Fellowship / Fellows

Pumla Gobodo-Madikizela

  • 2020–2021
  • Humanities
  • Walter Jackson Bate Fellow
  • Stellenbosch University (South Africa)
Headshot of Pumla Madikizela
Photo courtesy of Pumla Gobodo-Madikizela

This information is accurate as of the fellowship year indicated for each fellow.

Pumla Gobodo-Madikizela, a professor and South African National Research Foundation Chair in Violent Histories and Transgenerational Trauma at Stellenbosch University, focuses her research on trauma in the aftermath of gross human rights violations and on remorse and forgiveness that emerge in victim-perpetrator dialogues. Her work explores the transgenerational repercussions of apartheid and considers, in the wake of recent nationwide students’ protests in South Africa, whether notions of forgiveness and reconciliation carry the same meaning for the post-apartheid generation as they did during the transition after apartheid.

At Radcliffe, Gobodo-Madikizela returns to the archive of the Truth and Reconciliation Commission to think through the horrific violence in contemporary South Africa. Is this violence a reflection of “ghosts” from the past, the death of hope in the present, or a combination of both? Looking at the possibility of repair and “healing” of what remains of violent histories and what continues transgenerationally, she will explore ways in which a sense of solidarity and responsible citizenship might be restored through what she terms “reparative humanism.” The project will culminate in a book titled “Aesthetics of Memory and Narratives of Repair.”

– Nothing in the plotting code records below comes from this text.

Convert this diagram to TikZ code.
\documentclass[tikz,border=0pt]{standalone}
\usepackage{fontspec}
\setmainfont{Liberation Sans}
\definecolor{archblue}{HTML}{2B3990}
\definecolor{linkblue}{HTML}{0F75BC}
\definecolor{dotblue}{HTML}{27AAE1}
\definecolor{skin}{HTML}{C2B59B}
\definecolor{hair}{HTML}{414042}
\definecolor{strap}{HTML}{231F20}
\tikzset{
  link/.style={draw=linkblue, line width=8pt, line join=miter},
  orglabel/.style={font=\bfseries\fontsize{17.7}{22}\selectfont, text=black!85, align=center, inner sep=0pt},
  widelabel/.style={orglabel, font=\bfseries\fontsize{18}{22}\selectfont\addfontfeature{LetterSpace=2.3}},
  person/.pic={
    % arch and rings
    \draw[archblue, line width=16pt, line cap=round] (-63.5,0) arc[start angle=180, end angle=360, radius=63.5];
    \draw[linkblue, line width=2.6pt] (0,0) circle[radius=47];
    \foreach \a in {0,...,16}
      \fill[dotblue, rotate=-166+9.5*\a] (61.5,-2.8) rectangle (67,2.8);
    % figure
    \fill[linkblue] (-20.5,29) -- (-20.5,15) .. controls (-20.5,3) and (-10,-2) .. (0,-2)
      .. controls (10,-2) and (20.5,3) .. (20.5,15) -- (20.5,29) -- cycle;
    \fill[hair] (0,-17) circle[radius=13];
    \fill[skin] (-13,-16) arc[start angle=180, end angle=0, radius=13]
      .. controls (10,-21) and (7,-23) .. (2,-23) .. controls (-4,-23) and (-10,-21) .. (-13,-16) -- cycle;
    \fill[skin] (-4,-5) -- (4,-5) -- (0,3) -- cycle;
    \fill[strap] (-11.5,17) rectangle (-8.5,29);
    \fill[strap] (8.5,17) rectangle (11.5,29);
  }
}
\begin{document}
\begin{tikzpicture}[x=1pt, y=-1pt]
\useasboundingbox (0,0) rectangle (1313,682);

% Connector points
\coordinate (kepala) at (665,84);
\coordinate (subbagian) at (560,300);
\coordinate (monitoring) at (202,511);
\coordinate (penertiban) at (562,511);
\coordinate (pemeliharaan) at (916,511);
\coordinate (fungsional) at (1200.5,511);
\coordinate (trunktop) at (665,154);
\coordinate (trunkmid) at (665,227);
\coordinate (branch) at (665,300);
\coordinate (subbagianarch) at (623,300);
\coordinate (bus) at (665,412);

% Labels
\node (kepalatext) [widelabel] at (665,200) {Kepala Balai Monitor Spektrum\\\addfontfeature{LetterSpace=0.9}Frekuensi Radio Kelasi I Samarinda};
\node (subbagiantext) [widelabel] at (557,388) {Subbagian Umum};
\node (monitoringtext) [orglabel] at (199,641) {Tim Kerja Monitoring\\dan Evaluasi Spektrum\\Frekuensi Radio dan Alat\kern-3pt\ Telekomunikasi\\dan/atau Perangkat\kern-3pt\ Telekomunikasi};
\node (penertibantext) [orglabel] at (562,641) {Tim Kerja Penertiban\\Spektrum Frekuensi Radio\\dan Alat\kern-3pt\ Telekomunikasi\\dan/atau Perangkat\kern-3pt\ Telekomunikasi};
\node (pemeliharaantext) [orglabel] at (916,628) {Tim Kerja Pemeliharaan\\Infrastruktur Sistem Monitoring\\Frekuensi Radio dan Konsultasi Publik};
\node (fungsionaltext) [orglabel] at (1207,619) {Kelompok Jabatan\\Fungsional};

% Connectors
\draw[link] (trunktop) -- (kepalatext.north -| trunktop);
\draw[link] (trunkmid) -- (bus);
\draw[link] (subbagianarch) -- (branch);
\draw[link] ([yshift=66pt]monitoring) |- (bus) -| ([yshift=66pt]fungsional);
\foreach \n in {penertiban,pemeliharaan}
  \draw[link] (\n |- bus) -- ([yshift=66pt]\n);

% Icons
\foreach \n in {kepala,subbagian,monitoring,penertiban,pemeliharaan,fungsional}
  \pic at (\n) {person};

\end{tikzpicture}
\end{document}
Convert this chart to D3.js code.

Gobodo-Madikizela earned a PhD in psychology from the University of Cape Town. Among her honors are an honorary doctorate of theology from the Friedrich Schiller University Jena, an honorary doctorate of law from Rhodes University, and a Christopher Award and the Alan Paton Award for her first book, A Human Being Died that Night: A South African Story of Forgiveness (Houghton Mifflin, 2003).